- Task directions:
Print the entries below exactly as they appear, from the first line up to and including the line with "var y = d3.scaleLinear().domain([10, 25]).range([548, 141.7]);". Do not print any pictures.

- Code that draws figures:
━━━━━━

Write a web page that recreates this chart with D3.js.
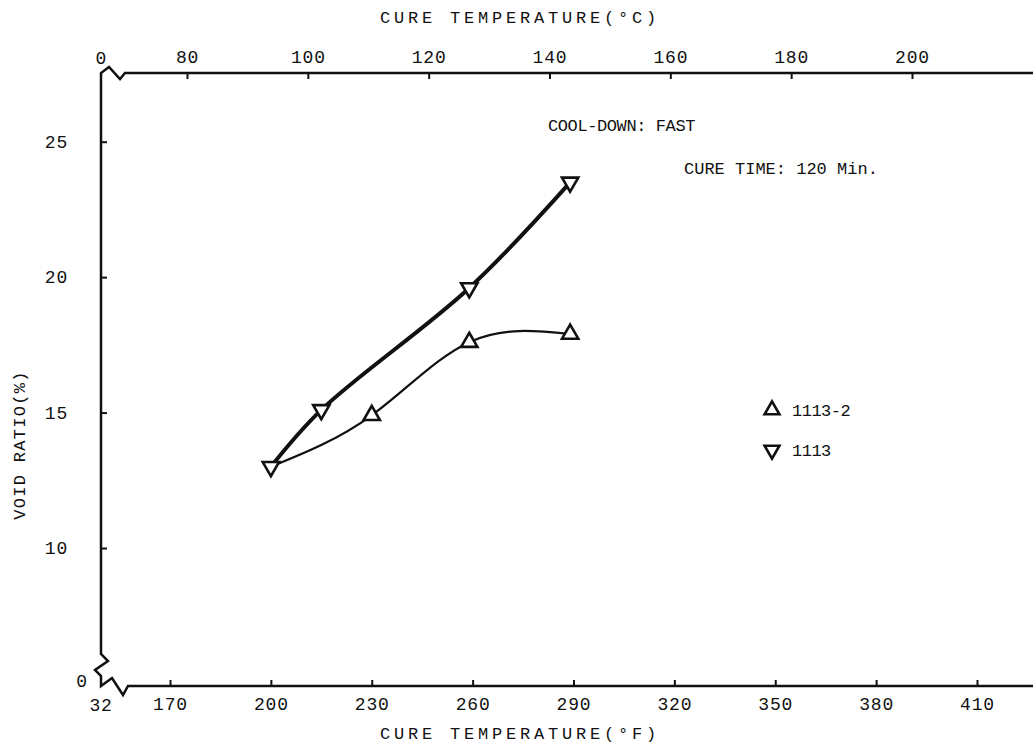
<!DOCTYPE html>
<html>
<head>
<meta charset="utf-8">
<script src="https://cdn.jsdelivr.net/npm/d3@7"></script>
<style>
  body { margin: 0; background: #fff; }
  text { font-family: "Liberation Mono", "DejaVu Sans Mono", monospace; fill: #111; }
</style>
</head>
<body>
<svg id="chart" width="1033" height="745"></svg>
<script>
// data
var series1113F = [200, 215, 259, 289];
var series1113V = [13.0, 15.1, 19.6, 23.5];
var series11132F = [200, 230, 259, 289];   // first point shares the 1113 start
var series11132V = [13.0, 14.9, 17.6, 17.9];

var fTicks = [170, 200, 230, 260, 290, 320, 350, 380, 410];
var cTicks = [80, 100, 120, 140, 160, 180, 200];
var yTicks = [10, 15, 20, 25];
var originLabels = { f: "32", c: "0", y: "0" };   // labels at the broken origin
var legendNames = ["1113-2", "1113"];

var svg = d3.select("#chart"),
    width = +svg.attr("width"),
    height = +svg.attr("height");

var axL = 101, axT = 73, axB = 686, axR = width;

var x = d3.scaleLinear().domain([170, 410]).range([170, 977]);
var xc = d3.scaleLinear().domain([80, 200]).range([187, 912]);
var y = d3.scaleLinear().domain([10, 25]).range([548, 141.7]);

svg.append("rect").attr("width", width).attr("height", height).attr("fill", "#fff");

// axes (ticks point inward, domain drawn by hand because of the breaks)
var gx = svg.append("g")
    .attr("transform", "translate(0," + axB + ")")
    .call(d3.axisBottom(x).tickValues(fTicks).tickSizeInner(-6).tickSizeOuter(0).tickPadding(11));
var gc = svg.append("g")
    .attr("transform", "translate(0," + axT + ")")
    .call(d3.axisTop(xc).tickValues(cTicks).tickSizeInner(-6).tickSizeOuter(0).tickPadding(10));
var gy = svg.append("g")
    .attr("transform", "translate(" + axL + ",0)")
    .call(d3.axisLeft(y).tickValues(yTicks).tickSizeInner(-6).tickSizeOuter(0).tickPadding(34));

[gx, gc, gy].forEach(function(g) {
    g.select(".domain").remove();
    g.selectAll(".tick line").attr("stroke", "#111").attr("stroke-width", 2);
    g.selectAll(".tick text")
        .style("font-size", "18px")
        .style("letter-spacing", "0.8px")
        .attr("fill", "#111");
});
gy.selectAll(".tick text").attr("text-anchor", "end").attr("x", -33);

// axis lines with break marks
var axisPath = d3.path();
axisPath.moveTo(axR, axT);
axisPath.lineTo(axL + 24, axT);
axisPath.lineTo(axL + 19, axT + 6);
axisPath.lineTo(axL + 8, axT - 6);
axisPath.lineTo(axL, axT);
axisPath.lineTo(axL, axB - 32);
axisPath.lineTo(axL + 7, axB - 25);
axisPath.lineTo(axL - 6, axB - 16);
axisPath.lineTo(axL, axB - 10);
axisPath.lineTo(axL, axB);
axisPath.lineTo(axL + 11, axB - 8);
axisPath.lineTo(axL + 22, axB + 9);
axisPath.lineTo(axL + 27, axB);
axisPath.lineTo(axR, axB);
svg.append("path")
    .attr("d", axisPath.toString())
    .attr("fill", "none")
    .attr("stroke", "#111")
    .attr("stroke-width", 2.5)
    .attr("stroke-linejoin", "miter");

// origin labels
svg.append("text").attr("x", axL).attr("y", axB + 25)
    .attr("text-anchor", "middle").style("font-size", "18px").style("letter-spacing", "0.8px")
    .text(originLabels.f);
svg.append("text").attr("x", axL).attr("y", axT - 9)
    .attr("text-anchor", "middle").style("font-size", "18px")
    .text(originLabels.c);
svg.append("text").attr("x", axL - 14).attr("y", y(5) + 4)
    .attr("text-anchor", "end").style("font-size", "18px")
    .text(originLabels.y);

// titles
svg.append("text").attr("x", 520).attr("y", 23)
    .attr("text-anchor", "middle").style("font-size", "17px").style("letter-spacing", "3.8px")
    .text("CURE TEMPERATURE(°C)");
svg.append("text").attr("x", 520).attr("y", 739)
    .attr("text-anchor", "middle").style("font-size", "17px").style("letter-spacing", "3.8px")
    .text("CURE TEMPERATURE(°F)");
svg.append("text")
    .attr("transform", "translate(25,445) rotate(-90)")
    .attr("text-anchor", "middle").style("font-size", "17px").style("letter-spacing", "1.3px")
    .text("VOID RATIO(%)");

svg.append("text").attr("x", 548).attr("y", 131)
    .style("font-size", "17px").style("letter-spacing", "-0.4px")
    .text("COOL-DOWN: FAST");
svg.append("text").attr("x", 684).attr("y", 174)
    .style("font-size", "17px").style("letter-spacing", "0px")
    .text("CURE TIME: 120 Min.");

// curves
var lineThick = d3.line()
    .x(function(d) { return x(d[0]); })
    .y(function(d) { return y(d[1]); })
    .curve(d3.curveCatmullRom.alpha(0.5));
var lineThin = d3.line()
    .x(function(d) { return x(d[0]); })
    .y(function(d) { return y(d[1]); })
    .curve(d3.curveNatural);

var d1113 = d3.zip(series1113F, series1113V);
var d11132 = d3.zip(series11132F, series11132V);

svg.append("path").datum(d11132)
    .attr("d", lineThin).attr("fill", "none").attr("stroke", "#111").attr("stroke-width", 2.2);
svg.append("path").datum(d1113)
    .attr("d", lineThick).attr("fill", "none").attr("stroke", "#111").attr("stroke-width", 4);

// markers
var tri = d3.symbol().type(d3.symbolTriangle).size(115);

svg.selectAll(".up").data(d11132.slice(1)).enter().append("path")
    .attr("class", "up")
    .attr("d", tri)
    .attr("transform", function(d) { return "translate(" + x(d[0]) + "," + y(d[1]) + ")"; })
    .attr("fill", "#fff").attr("stroke", "#111").attr("stroke-width", 2.6);

svg.selectAll(".down").data(d1113).enter().append("path")
    .attr("class", "down")
    .attr("d", tri)
    .attr("transform", function(d) { return "translate(" + x(d[0]) + "," + y(d[1]) + ") rotate(180)"; })
    .attr("fill", "#fff").attr("stroke", "#111").attr("stroke-width", 2.6);

// legend
var legend = svg.selectAll(".legend").data(legendNames).enter().append("g")
    .attr("class", "legend")
    .attr("transform", function(d, i) { return "translate(772," + (410 + i * 40) + ")"; });
legend.append("path")
    .attr("d", d3.symbol().type(d3.symbolTriangle).size(95))
    .attr("transform", function(d, i) { return i ? "rotate(180)" : null; })
    .attr("fill", "#fff").attr("stroke", "#111").attr("stroke-width", 2.6);
legend.append("text")
    .attr("x", 20).attr("y", 6)
    .style("font-size", "17px").style("letter-spacing", "-0.5px")
    .text(function(d) { return d; });
</script>
</body>
</html>
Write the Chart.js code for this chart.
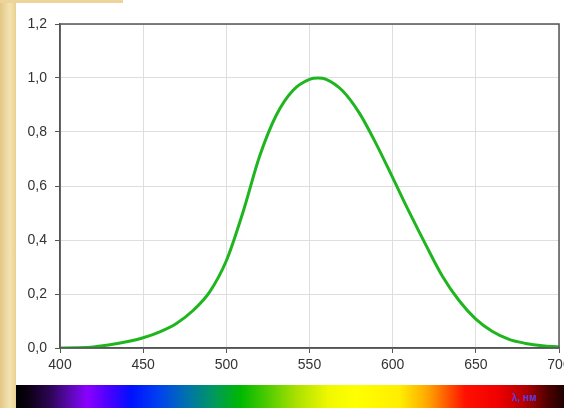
<!DOCTYPE html>
<html>
<head>
<meta charset="utf-8">
<script src="https://cdn.jsdelivr.net/npm/chart.js@4/dist/chart.umd.min.js"></script>
<style>
  html, body { margin: 0; padding: 0; }
  body {
    width: 564px; height: 408px; position: relative; overflow: hidden;
    background: linear-gradient(to right, #e3c685 0px, #f4e4b4 10px, #ead08f 16px);
  }
  #topgold { position: absolute; left: 0; top: 0; width: 123px; height: 3px; background: #ecd49a; z-index: 2; }
  #panel { position: absolute; left: 16px; top: 0; width: 548px; height: 385px; background: #fff; }
  #spectrum {
    position: absolute; left: 16px; top: 385px; width: 548px; height: 23px;
    background: linear-gradient(to right,
      #000000 0%, #0a0010 2%, #2a0550 6%, #6a08d0 11%, #8a00ff 13%, #4a00ff 17%,
      #0010ff 21%, #0040f0 26%, #0070b0 31%, #009860 36%, #00b800 41%, #40c800 45%,
      #a8e000 51%, #f0f800 57%, #ffff00 62%, #ffee00 70%, #ffa800 75%, #ff5000 79%,
      #ff1000 82%, #f00000 88%, #b00000 93%, #500000 97%, #200000 100%);
  }
  #unit {
    position: absolute; left: 512px; top: 392px; font: bold 10px "Liberation Sans", Arial, sans-serif;
    color: #5a3ce0;
  }
</style>
</head>
<body>
<div id="topgold"></div>
<div id="panel"><canvas id="c"></canvas></div>
<div id="spectrum"></div>
<div id="unit">λ, нм</div>
<script>
// кривая видности V(λ)
const wavelengths = [400, 410, 420, 430, 440, 450, 460, 470, 480, 490, 500, 510, 520, 530, 540,
  550, 555, 560, 570, 580, 590, 600, 610, 620, 630, 640, 650, 660, 670, 680, 690, 700];
const sensitivity = [0.000, 0.001, 0.004, 0.012, 0.023, 0.038, 0.060, 0.091, 0.139, 0.208, 0.323,
  0.503, 0.710, 0.862, 0.954, 0.995, 1.000, 0.995, 0.952, 0.870, 0.757, 0.631, 0.503, 0.381,
  0.265, 0.175, 0.107, 0.061, 0.032, 0.017, 0.008, 0.004];
const xTicks = [400, 450, 500, 550, 600, 650, 700];
const yTicks = [0, 0.2, 0.4, 0.6, 0.8, 1.0, 1.2];

const axisColor = '#555';
const gridColor = '#dedede';
const font = { family: "'Liberation Sans', Arial, sans-serif", size: 14 };

// рамка сверху и справа
const frame = {
  id: 'frame',
  afterDraw(chart) {
    const a = chart.chartArea, ctx = chart.ctx;
    ctx.save();
    ctx.strokeStyle = axisColor;
    ctx.lineWidth = 1.5;
    ctx.strokeRect(a.left, a.top, a.right - a.left, a.bottom - a.top);
    ctx.restore();
  }
};

new Chart(document.getElementById('c'), {
  type: 'line',
  data: {
    datasets: [{
      data: wavelengths.map((w, i) => ({ x: w, y: sensitivity[i] })),
      borderColor: '#1fb51f',
      borderWidth: 3,
      pointRadius: 0,
      cubicInterpolationMode: 'monotone',
      fill: false,
    }],
  },
  options: {
    responsive: true,
    maintainAspectRatio: false,
    animation: false,
    layout: { padding: { top: 24, right: 5, left: 0, bottom: 0 } },
    plugins: { legend: { display: false }, tooltip: { enabled: false } },
    scales: {
      x: {
        type: 'linear',
        min: 400, max: 700,
        afterBuildTicks: (s) => { s.ticks = xTicks.map((v) => ({ value: v })); },
        afterFit: (s) => { s.height = 37; s.paddingLeft = 0; s.paddingRight = 0; },
        ticks: { color: '#333', font, padding: 4, maxRotation: 0, autoSkip: false },
        grid: { color: gridColor, tickColor: axisColor, tickLength: 5 },
        border: { color: axisColor, width: 1.5 },
      },
      y: {
        min: 0, max: 1.2,
        afterBuildTicks: (s) => { s.ticks = yTicks.map((v) => ({ value: v })); },
        afterFit: (s) => { s.width = 44; s.paddingTop = 0; s.paddingBottom = 0; },
        ticks: { color: '#333', font, padding: 8, callback: (v) => v.toFixed(1).replace('.', ',') },
        grid: { color: gridColor, tickColor: axisColor, tickLength: 5 },
        border: { color: axisColor, width: 1.5 },
      },
    },
  },
  plugins: [frame],
});
</script>
</body>
</html>
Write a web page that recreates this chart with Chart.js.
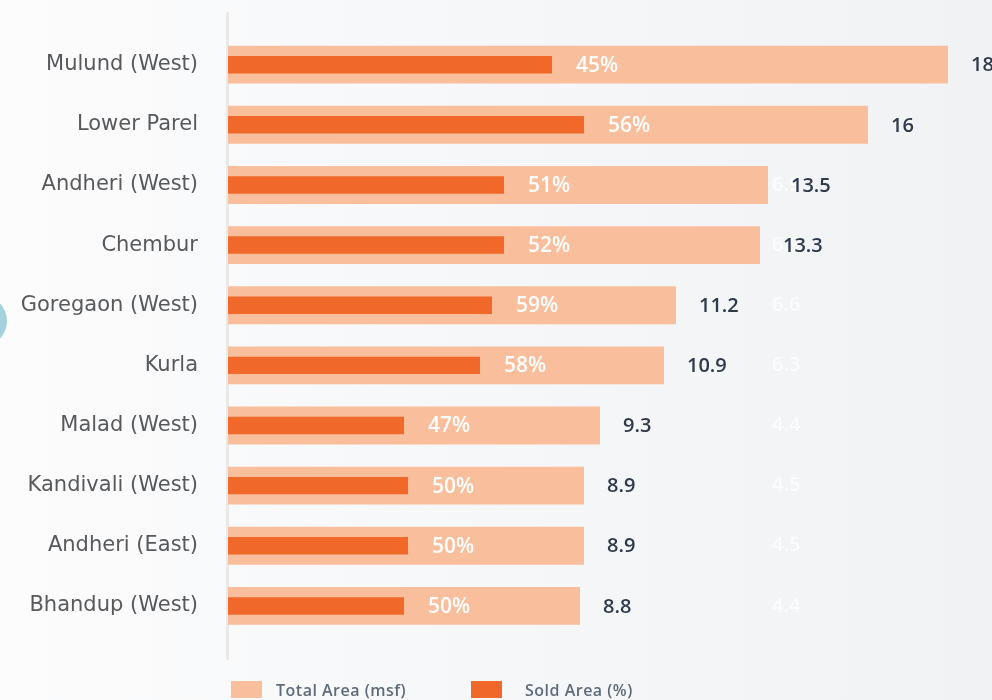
<!DOCTYPE html>
<html>
<head>
<meta charset="utf-8">
<script src="https://cdn.jsdelivr.net/npm/chart.js@4.4.1/dist/chart.umd.min.js"></script>
<style>
  html, body { margin: 0; padding: 0; }
  body { width: 992px; height: 700px; overflow: hidden; position: relative;
         background: linear-gradient(90deg, #fcfcfd 0%, #f7f8f9 40%, #f1f2f4 100%); font-family: "Open Sans", sans-serif; }
  #wrap { position: absolute; left: 0; top: 0; width: 992px; height: 700px; }
  .deco { position: absolute; left: -50px; top: 294px; width: 57px; height: 54px; border-radius: 50%; background: #a3d2de; }
  .legend { position: absolute; top: 681px; height: 17px; display: flex; align-items: center; font-size: 16px; font-weight: 600; letter-spacing: 0.5px; color: #5f6b7b; }
  .legend .box { width: 31px; height: 17px; }
</style>
</head>
<body>
<div class="deco"></div>
<div id="wrap"><canvas id="c" width="992" height="700"></canvas></div>
<div class="legend" style="left:231px"><span class="box" style="background:#f9be9b;margin-right:14px"></span><span>Total Area (msf)</span></div>
<div class="legend" style="left:471px"><span class="box" style="background:#f0682a;margin-right:23px"></span><span>Sold Area (%)</span></div>
<script>
const categories = ["Mulund (West)", "Lower Parel", "Andheri (West)", "Chembur", "Goregaon (West)",
                    "Kurla", "Malad (West)", "Kandivali (West)", "Andheri (East)", "Bhandup (West)"];
const totalArea = [18, 16, 13.5, 13.3, 11.2, 10.9, 9.3, 8.9, 8.9, 8.8];
const soldArea = [8.1, 8.9, 6.9, 6.9, 6.6, 6.3, 4.4, 4.5, 4.5, 4.4];
const soldPct = [45, 56, 51, 52, 59, 58, 47, 50, 50, 50];
const seriesNames = ["Total Area (msf)", "Sold Area (%)"];

const labelPlugin = {
  id: 'labels',
  beforeDatasetsDraw(chart) {
    const ctx = chart.ctx;
    const a = chart.chartArea;
    ctx.save();
    ctx.fillStyle = '#e9e9ea';
    ctx.fillRect(a.left - 2, 12, 3, 648);
    const mT = chart.getDatasetMeta(0);
    const xs = chart.scales.x;
    ctx.font = '600 20px "Open Sans"';
    ctx.fillStyle = 'rgba(255,255,255,0.7)';
    ctx.textBaseline = 'middle';
    ctx.textAlign = 'left';
    mT.data.forEach((bar, i) => {
      ctx.fillText(String(soldArea[i]), xs.getPixelForValue(13.6), bar.y);
    });
    ctx.restore();
  },
  afterDatasetsDraw(chart) {
    const ctx = chart.ctx;
    const mT = chart.getDatasetMeta(0);
    const mS = chart.getDatasetMeta(1);
    ctx.save();
    ctx.textBaseline = 'middle';
    ctx.textAlign = 'left';
    ctx.font = '600 20px "Open Sans"';
    ctx.fillStyle = '#2f3a4c';
    mT.data.forEach((bar, i) => { ctx.fillText(String(totalArea[i]), bar.x + 23, bar.y + 1); });
    ctx.font = '600 21px "Open Sans"';
    ctx.fillStyle = '#ffffff';
    mS.data.forEach((bar, i) => { ctx.fillText(soldPct[i] + '%', bar.x + 24, bar.y + 1); });
    ctx.restore();
  }
};

new Chart(document.getElementById('c'), {
  type: 'bar',
  data: {
    labels: categories,
    datasets: [
      { label: seriesNames[0], data: totalArea, backgroundColor: '#f9be9b', order: 1,
        grouped: false, barPercentage: 0.63, categoryPercentage: 1 },
      { label: seriesNames[1], data: soldArea, backgroundColor: '#f0682a', order: 0,
        grouped: false, barPercentage: 0.29, categoryPercentage: 1 }
    ]
  },
  options: {
    indexAxis: 'y',
    responsive: false,
    animation: false,
    layout: { padding: { top: 21, bottom: 64, right: 4, left: 0 } },
    plugins: { legend: { display: false }, tooltip: { enabled: false } },
    scales: {
      x: { display: false, min: 0, max: 19 },
      y: {
        afterFit(s) { s.width = 228; },
        grid: { display: false }, border: { display: false },
        ticks: { padding: 22, color: '#58595b', font: { family: 'DejaVu Sans', size: 21 } }
      }
    }
  },
  plugins: [labelPlugin]
});
</script>
</body>
</html>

━━━━━━

- Full answer:
Write a web page that recreates this chart with D3.js.
<!DOCTYPE html>
<html>
<head>
<meta charset="utf-8">
<script src="https://cdn.jsdelivr.net/npm/d3@7"></script>
<style>
  body { margin: 0; background: #fff; }
  text { font-family: "Liberation Mono", "DejaVu Sans Mono", monospace; fill: #111; }
</style>
</head>
<body>
<svg id="chart" width="1033" height="745"></svg>
<script>
// data
var series1113F = [200, 215, 259, 289];
var series1113V = [13.0, 15.1, 19.6, 23.5];
var series11132F = [200, 230, 259, 289];   // first point shares the 1113 start
var series11132V = [13.0, 14.9, 17.6, 17.9];

var fTicks = [170, 200, 230, 260, 290, 320, 350, 380, 410];
var cTicks = [80, 100, 120, 140, 160, 180, 200];
var yTicks = [10, 15, 20, 25];
var originLabels = { f: "32", c: "0", y: "0" };   // labels at the broken origin
var legendNames = ["1113-2", "1113"];

var svg = d3.select("#chart"),
    width = +svg.attr("width"),
    height = +svg.attr("height");

var axL = 101, axT = 73, axB = 686, axR = width;

var x = d3.scaleLinear().domain([170, 410]).range([170, 977]);
var xc = d3.scaleLinear().domain([80, 200]).range([187, 912]);
var y = d3.scaleLinear().domain([10, 25]).range([548, 141.7]);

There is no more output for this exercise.